Stored entries
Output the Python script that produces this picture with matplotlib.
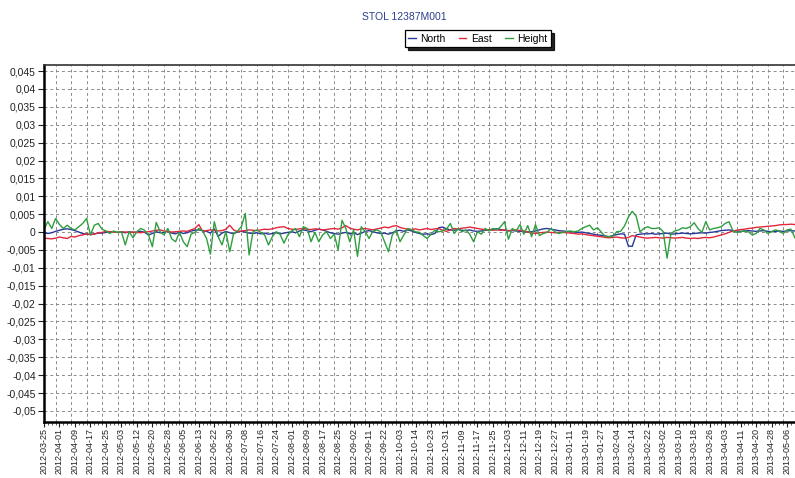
import numpy as np
import matplotlib
matplotlib.use("Agg")
import matplotlib.pyplot as plt
from matplotlib.ticker import FixedLocator, FixedFormatter, MultipleLocator, NullFormatter

# ---------------- data ----------------
title = "STOL 12387M001"
series_names = ["North", "East", "Height"]

date_labels = [
    "2012-03-25", "2012-04-01", "2012-04-09", "2012-04-17", "2012-04-25",
    "2012-05-03", "2012-05-12", "2012-05-20", "2012-05-28", "2012-06-05",
    "2012-06-13", "2012-06-22", "2012-06-30", "2012-07-08", "2012-07-16",
    "2012-07-24", "2012-08-01", "2012-08-09", "2012-08-17", "2012-08-25",
    "2012-09-02", "2012-09-11", "2012-09-22", "2012-10-03", "2012-10-14",
    "2012-10-23", "2012-10-31", "2012-11-09", "2012-11-17", "2012-11-25",
    "2012-12-03", "2012-12-11", "2012-12-19", "2012-12-27", "2013-01-11",
    "2013-01-19", "2013-01-27", "2013-02-04", "2013-02-14", "2013-02-22",
    "2013-03-02", "2013-03-10", "2013-03-18", "2013-03-26", "2013-04-03",
    "2013-04-11", "2013-04-20", "2013-04-28", "2013-05-06",
]

# values in millimetres (converted to metres below), one value every 2 categories
north_mm = [
    -0.2, -0.4, -0.2, 0.2, 0.5, 0.8, 0.9, 0.7, 0.4, 0.0, -0.4, -0.6, -0.7, -0.5, -0.3, -0.3,
    -0.1, 0.0, 0.1, -0.1, 0.0, -0.2, 0.1, -0.1, 0.0, 0.2, -0.1, -0.8, -0.4, 0.1, -0.2, -0.1,
    0.2, -0.3, -0.5, 0.0, -0.4, -0.2, 0.3, 0.5, 0.6, 0.4, 0.2, -0.3, 0.9, -1.2, -0.3, 0.2,
    -0.2, -0.5, 0.1,
    0.2, 0.0, -0.3, -0.4, -0.2, -0.5, -0.3, -0.6, -0.4, -0.2, -0.5, -0.3, -0.1, 0.1, -0.2,
    0.3, 0.6, 0.4, 0.1, 0.5, 0.8, 0.6, 0.2, -0.2, -0.4, -0.6, -0.3, -0.1, -0.5, -0.2, -0.7,
    -0.3, 0.2, 0.4, 0.1, -0.2, -0.4, -0.3, -0.6, -0.2, 0.3, 0.5, 0.2, 0.6, 0.3, -0.1, -0.4,
    -0.6, -0.5, -0.7, -0.4,
    1.2, 1.4, 0.9, 0.6, 0.5, 0.7, 0.5, 0.4, 0.6, 0.3, 0.2, 0.3, 0.5, 0.6, 0.8, 0.9, 0.7,
    0.5, 0.3, 0.4, 0.3, 0.2, 0.1, 0.0, 0.1, 0.3, 0.6, 0.9, 1.0, 0.8, 0.6, 0.4, 0.3, 0.2,
    0.1, 0.0, -0.1, 0.0, -0.2, -0.4, -0.6, -0.8, -0.9, -1.1, -1.3, -1.0, -0.7, -0.5, -0.6,
    -3.9,
    -4.0, -0.8, -0.6, -0.5, -0.5, -0.4, -0.6, -0.5, -0.4, -0.3, -0.6, -0.5, -0.4, -0.3,
    -0.4, -0.5, -0.4, -0.3, -0.2, -0.3, -0.1, 0.0, 0.2, 0.4, 0.5, 0.6, 0.4, 0.3, 0.2, 0.3,
    0.4, 0.3, 0.2, 0.3, 0.4, 0.2, 0.1, 0.2, 0.3, 0.2, 0.3, 0.4, 0.3, 0.2,
]

east_mm = [
    -1.7, -1.8, -1.9, -1.7, -1.4, -1.6, -1.8, -1.2, -1.4, -1.0, -0.8, -0.5, -0.7, -0.6,
    -0.2, -0.1, 0.2, 0.1, 0.0, -0.1, 0.1, 0.0, -0.1, 0.0, -0.1, -0.2, 0.0, 0.1, 0.3, 0.5,
    0.6, 0.3, 0.2, 0.0, 0.1, 0.2, 0.3, 0.2, 0.6, 1.0, 2.1, 0.2, 0.4, 0.6, 0.5, 0.3, 0.4,
    0.8, 1.9, 0.6, 0.1,
    0.3, 0.4, 0.6, 0.5, 0.4, 0.6, 0.8, 0.7, 0.9, 1.2, 1.4, 1.5, 1.0, 0.8, 0.7, 0.9, 1.0,
    0.8, 0.7, 0.9, 0.8, 0.6, 0.7, 0.9, 1.0, 0.8, 1.2, 1.8, 1.1, 0.8, 0.6, 0.9, 1.0, 0.8,
    0.6, 0.9, 1.1, 1.4, 1.2, 1.6, 1.8, 1.3, 1.0, 0.8, 0.7, 0.9, 0.6, 0.8, 1.0, 0.7, 0.9,
    1.0, 0.5, 0.2, 0.6, 1.0, 0.8, 1.1, 1.2, 1.4, 1.2, 1.0, 0.8, 0.7, 0.6, 0.5, 0.6, 0.5,
    0.6, 0.4, 0.5, 0.6, 0.4, 0.3, 0.0, -0.3, -0.4, -0.2, -0.1, 0.0, -0.1, -0.2, -0.1,
    -0.1, -0.2, -0.3, -0.4, -0.6, -0.5, -0.7, -0.9, -1.0, -1.2, -1.3, -1.5, -1.6, -1.5,
    -1.4, -1.6, -1.7, -1.5,
    -1.0, -1.2, -1.4, -1.6, -1.7, -1.6, -1.5, -1.6, -1.7, -1.5, -1.6, -1.7, -1.6, -1.5,
    -1.7, -1.8, -1.7, -1.8, -1.6, -1.5, -1.6, -1.4, -1.1, -0.8, -0.5, -0.1, 0.3, 0.5, 0.7,
    0.8, 1.0, 1.1, 1.3, 1.4, 1.5, 1.6, 1.7, 1.8, 2.0, 2.1, 2.1, 2.2, 2.1, 2.2,
]

height_mm = [
    0.8, 2.9, 1.0, 3.8, 2.1, 1.0, 1.9, 1.0, 0.6, 1.5, 2.4, 3.8, -0.8, 1.9, 2.4, 0.8, 0.3,
    -0.4, 0.3, -0.1, 0.1, -3.6, 0.1, -1.6, 0.1, 1.0, 0.5, -0.8, -4.1, 2.7, 0.1, -0.8, 1.0,
    -1.9, -2.7, -0.1, -2.7, -4.1, -0.6, -0.1, 1.0, 0.3, -1.8, -6.2, 2.9, -1.3, -3.6, 0.1,
    -5.5, -0.4, 0.3,
    1.5, 5.2, -6.4, 0.1, 0.6, -0.1, -0.8, -3.6, -1.3, 0.1, -0.6, -3.1, -0.8, 0.3, 1.0,
    -1.3, 1.5, 1.0, -2.7, -0.1, -2.7, -0.8, 0.1, -1.8, -0.6, -5.0, 3.3, 1.0, -2.7, 0.6,
    -6.8, 1.5, 0.1, -1.8, 0.3, 0.6, 0.1, -2.7, -5.5, -0.8, 0.6, -2.7, -0.8, 1.0, 0.6, 0.1,
    -0.1, -1.0, -1.8, -0.6, 0.5,
    0.1, 0.3, 0.8, 2.4, -0.4, 1.0, 0.1, 0.6, -0.6, -2.7, 0.1, -0.6, 1.0, 0.3, 1.0, 0.6,
    1.5, 2.9, -2.0, 1.0, 0.3, 2.1, -0.6, 1.8, -1.3, 2.1, -1.0, -0.4, -0.1, 1.0, 0.1, -0.4,
    -0.1, 0.1, 0.3, 0.1, 0.3, 1.0, 1.5, 1.9, 0.6, 1.2, 0.0, -1.2, -1.3, -1.2, 0.1, 0.2,
    1.7, 4.2,
    5.8, 4.5, 0.1, 1.0, 1.5, 1.0, 1.0, 1.2, 0.1, -7.3, -0.4, 0.3, 0.6, 1.2, 1.0, 1.5, 2.6,
    1.0, -0.1, 2.9, 0.6, 1.0, 1.2, 1.5, 2.4, 2.9, 0.4, -0.1, 0.1, 0.3, 0.1, -0.8, -0.4,
    1.0, 0.6, -0.4, 0.1, 0.6, 0.3, -0.4, 0.6, 0.8, -1.5, -3.2,
]

sample_step = 2      # categories between two stored values
label_every = 8      # categories between two date labels
y_tick_values = [round(-0.05 + 0.005 * k, 3) for k in range(20)]

colors = {"North": "#26399a", "East": "#e2283c", "Height": "#2f9e3f"}

# ---------------- figure ----------------
plt.rcParams["font.family"] = ["Liberation Sans", "DejaVu Sans"]
narrow = ["Liberation Sans Narrow", "Liberation Sans", "DejaVu Sans"]

W, H = 795, 478
fig = plt.figure(figsize=(W / 100, H / 100), dpi=100)
px_per_cat = 1.935
x_max = 400
ax = fig.add_axes([44 / W, 56 / H, x_max * px_per_cat / W, 357 / H])

for name, vals in zip(series_names, [north_mm, east_mm, height_mm]):
    v = np.asarray(vals) / 1000.0
    x = np.arange(len(v)) * sample_step
    ax.plot(x, v, color=colors[name], lw=1.0, label=name, solid_joinstyle="round")

ax.set_xlim(0, x_max)
ax.set_ylim(-0.0531, 0.0467)

# y axis
ax.yaxis.set_major_locator(FixedLocator(y_tick_values))
def fmt(v):
    if abs(v) < 1e-12:
        return "0"
    s = f"{v:.3f}".rstrip("0").rstrip(".")
    return s.replace(".", ",")
ax.set_yticklabels([fmt(v) for v in y_tick_values])
ax.tick_params(axis="y", which="major", labelsize=7.5, length=4, width=0.8, pad=2, colors="#222222")
ax.yaxis.grid(True, color="#8a8a8a", linestyle=(0, (3, 3)), linewidth=0.7)

# x axis: labels at every 8th category, grid / major marks 6 categories later
label_pos = [k * label_every for k in range(len(date_labels))]
grid_shift = 6
grid_pos = [p + grid_shift for p in label_pos]
ax.xaxis.set_major_locator(FixedLocator(label_pos))
ax.xaxis.set_major_formatter(FixedFormatter(date_labels))
ax.xaxis.set_minor_locator(MultipleLocator(sample_step))
ax.xaxis.set_minor_formatter(NullFormatter())
ax.tick_params(axis="x", which="major", labelsize=6.5, labelrotation=90, length=3.5,
               width=0.8, pad=1, colors="#222222")
ax.tick_params(axis="x", which="minor", length=2.5, width=0.6, color="#444444")

for p in grid_pos:
    ax.axvline(p, color="#8a8a8a", linestyle=(0, (3, 3)), linewidth=0.7, zorder=0.5)
ax.set_axisbelow(True)

for side in ["left", "bottom"]:
    ax.spines[side].set_linewidth(1.8)
    ax.spines[side].set_color("black")
ax.spines["top"].set_linewidth(1.2)
ax.spines["top"].set_color("#333333")

# title and legend
fig.text(404 / W, 1 - 17 / H, title, ha="center", va="center",
         color="#2b3f8c", fontsize=7.5, family=narrow)

leg = fig.legend(loc="center", bbox_to_anchor=(478 / W, 1 - 38.5 / H), ncol=3,
                 frameon=True, fancybox=False, shadow={"color": "black", "alpha": 0.85},
                 handlelength=0.7, handletextpad=0.45, columnspacing=1.3,
                 borderpad=0.35, prop={"family": narrow, "size": 7.5})
leg.get_frame().set_edgecolor("black")
leg.get_frame().set_linewidth(0.9)

fig.savefig("out.png", dpi=100)
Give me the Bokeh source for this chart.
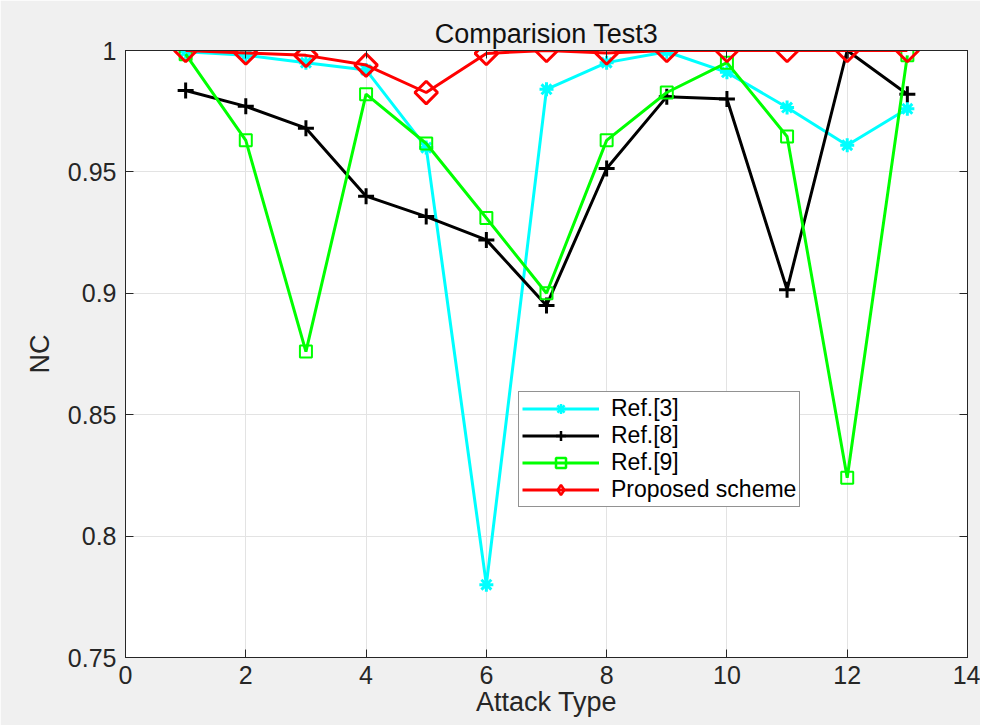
import math
from bokeh.plotting import figure
from bokeh.models import (LinearAxis, Range1d, FixedTicker, Legend, LegendItem,
                          ColumnDataSource)
from bokeh.embed import file_html
from bokeh.resources import INLINE

attack_type = [1, 2, 3, 4, 5, 6, 7, 8, 9, 10, 11, 12, 13]
ref3 = [0.9995, 0.998, 0.995, 0.992, 0.960, 0.780, 0.984, 0.995, 0.9995, 0.991, 0.9765, 0.961, 0.976]
ref8 = [0.9835, 0.977, 0.968, 0.940, 0.9316, 0.922, 0.895, 0.9514, 0.981, 0.980, 0.9015, 1.0, 0.982]
ref9 = [0.9985, 0.963, 0.876, 0.982, 0.9617, 0.931, 0.900, 0.963, 0.9827, 0.995, 0.9646, 0.824, 0.998]
proposed = [1.0, 0.999, 0.998, 0.994, 0.9827, 0.9988, 1.0, 0.999, 1.0, 1.0, 1.0, 1.0, 1.0]

x_ticks = [0, 2, 4, 6, 8, 10, 12, 14]
y_ticks = [0.75, 0.8, 0.85, 0.9, 0.95, 1.0]
y_tick_labels = ["0.75", "0.8", "0.85", "0.9", "0.95", "1"]

FONT = "Liberation Sans"
DARK = "#262626"

p = figure(width=980, height=725, x_range=Range1d(0, 14), y_range=Range1d(0.75, 1.0),
           output_backend="svg", toolbar_location=None,
           min_border_left=125, min_border_right=13, min_border_top=50, min_border_bottom=68,
           title="Comparision Test3")
# off-screen range: renderers on it only supply legend swatches
p.extra_y_ranges = {"legend_only": Range1d(10, 11)}
p.background_fill_color = "white"
p.border_fill_color = "#f0f0f0"
p.outline_line_color = DARK
p.outline_line_width = 1

p.title.align = "center"
p.title.text_font = FONT
p.title.text_font_size = "27px"
p.title.text_font_style = "normal"
p.title.text_color = "#111111"
p.title.standoff = 3

for ax in (p.xaxis[0], p.yaxis[0]):
    ax.axis_line_color = DARK
    ax.major_tick_line_color = DARK
    ax.major_tick_in = 8
    ax.major_tick_out = 0
    ax.minor_tick_line_color = None
    ax.major_label_text_font = FONT
    ax.major_label_text_font_size = "25px"
    ax.major_label_text_color = DARK
    ax.axis_label_text_font = FONT
    ax.axis_label_text_font_size = "27px"
    ax.axis_label_text_font_style = "normal"
    ax.axis_label_text_color = DARK

p.xaxis[0].ticker = FixedTicker(ticks=x_ticks)
p.yaxis[0].ticker = FixedTicker(ticks=y_ticks)
p.yaxis[0].major_label_overrides = {t: l for t, l in zip(y_ticks, y_tick_labels)}
p.xaxis[0].axis_label = "Attack Type"
p.yaxis[0].axis_label = "NC"
p.xaxis[0].major_label_standoff = 8
p.yaxis[0].major_label_standoff = 9
p.xaxis[0].axis_label_standoff = 0
p.yaxis[0].axis_label_standoff = 10

top = LinearAxis(ticker=FixedTicker(ticks=x_ticks), major_label_text_font_size="0px",
                 major_label_standoff=0, axis_line_color=DARK, major_tick_line_color=DARK,
                 major_tick_in=8, major_tick_out=0, minor_tick_line_color=None)
right = LinearAxis(ticker=FixedTicker(ticks=y_ticks), major_label_text_font_size="0px",
                   major_label_standoff=0, axis_line_color=DARK, major_tick_line_color=DARK,
                   major_tick_in=8, major_tick_out=0, minor_tick_line_color=None)
p.add_layout(top, "above")
p.add_layout(right, "right")

p.xgrid.ticker = FixedTicker(ticks=x_ticks)
p.ygrid.ticker = FixedTicker(ticks=y_ticks)
p.xgrid.grid_line_color = "#e3e3e3"
p.ygrid.grid_line_color = "#e3e3e3"

series = [
    ("Ref.[3]", ref3, "#00ffff", "asterisk", 14, 3, 0.0, "asterisk"),
    ("Ref.[8]", ref8, "#000000", "cross", 16, 3, 0.0, "cross"),
    ("Ref.[9]", ref9, "#00ff00", "square", 12, 2, 0.0, "square"),
    ("Proposed scheme", proposed, "#ff0000", "square", 16, 3, math.pi / 4, "diamond"),
]
items = []
for label, vals, color, marker, size, mlw, ang, lmarker in series:
    src = ColumnDataSource(data=dict(x=attack_type, y=vals))
    ln = p.line("x", "y", source=src, line_color=color, line_width=3)
    p.scatter("x", "y", source=src, marker=marker, size=size, angle=ang, line_color=color,
              fill_color=None, line_width=mlw)
    lsc = p.scatter("x", "y", source=src, y_range_name="legend_only",
                    marker=lmarker, size=size, line_color=color,
                    fill_color=None, line_width=2.5)
    items.append(LegendItem(label=label, renderers=[ln, lsc]))

lg = Legend(items=items, location=(393, 150))
lg.label_text_font = FONT
lg.label_text_font_size = "23px"
lg.label_text_color = "#000000"
lg.glyph_width = 77
lg.glyph_height = 25
lg.label_height = 25
lg.spacing = 0
lg.padding = 3
lg.margin = 0
lg.label_standoff = 12
lg.border_line_color = DARK
lg.border_line_width = 1
lg.background_fill_color = "white"
lg.background_fill_alpha = 1.0
p.add_layout(lg, "center")

open("out.html", "w").write(file_html(p, INLINE))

* **Written instruction**
Write out every line of the listing that holds the word "this".

* **Reply**
Output the Python script that produces this picture with matplotlib.
Give me the Bokeh source for this chart.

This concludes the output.